Possible généralisation du dispositif
Les collectivités volontaires devront déposer leurs candidatures auprès du préfet de leur département avant le 31 décembre 2014. Il est "souhaitable" que le candidat accompagne sa demande d'une note de présentation générale du projet d'expérimentation et d'une étude détaillée (fiche n°3), recommande l'instruction. Ces éléments, qui permettront en particulier de préciser les impacts budgétaires et les coûts prévisionnels, pourront faire l'objet d'une demande de financement à l'agence de l'eau. Le gouvernement devrait procéder à "au minimum deux publications" de listes des collectivités territoriales autorisées à participer à l'expérimentation.

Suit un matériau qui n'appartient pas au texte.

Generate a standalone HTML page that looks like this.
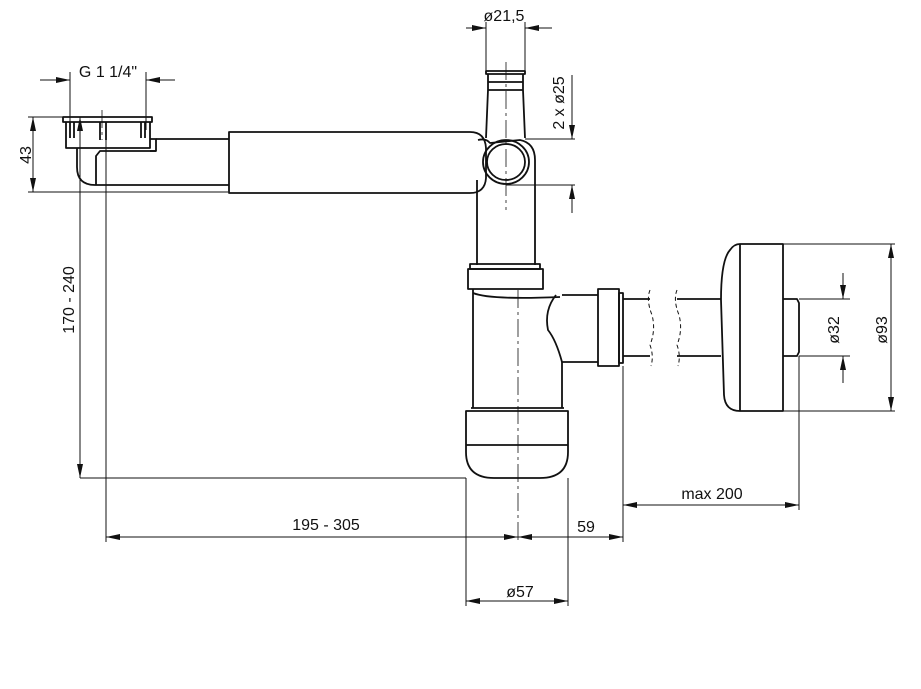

Le rapport annuel sur le prix et la qualité du service public de l'eau constituera le support d'évaluation de l'expérimentation, établissant "une partie chiffrant les coûts de gestion rendus nécessaires par la mise en œuvre du dispositif d'aide sociale, afin de les comparer au volume d'aides apportées". Pour ce faire, "il serait utile" que la collectivité définisse "en amont l'organisation du suivi et de l'évaluation de l'expérimentation, qui doivent porter sur les coûts des mesures mais qui pourraient s'étendre utilement à l'examen de l'efficacité de ces mesures" (fiche n°4). Un arrêté interministériel fixera les postes de coûts devant nécessairement figurer dans ce chiffrage.
A l'issue de l'expérimentation, le bilan dressé par le Comité national de l'eau "doit permettre, s'il est concluant, de dégager des solutions généralisables à l'ensemble des communes et de leurs groupements compétents en matière d'eau potable et d'assainissement".
Philie Marcangelo-Leos / Victoires-Editions
Référence : instruction du gouvernement du 4 mars 2014 relative à l'expérimentation en vue de favoriser l'accès à l'eau et de mettre en œuvre une tarification sociale de l'eau suite à l'article 28 de la loi n° 2013-312 du 15 avril 2013 visant à préparer la transition vers un système énergétique sobre et portant diverses dispositions sur la tarification de l'eau et sur les éoliennes.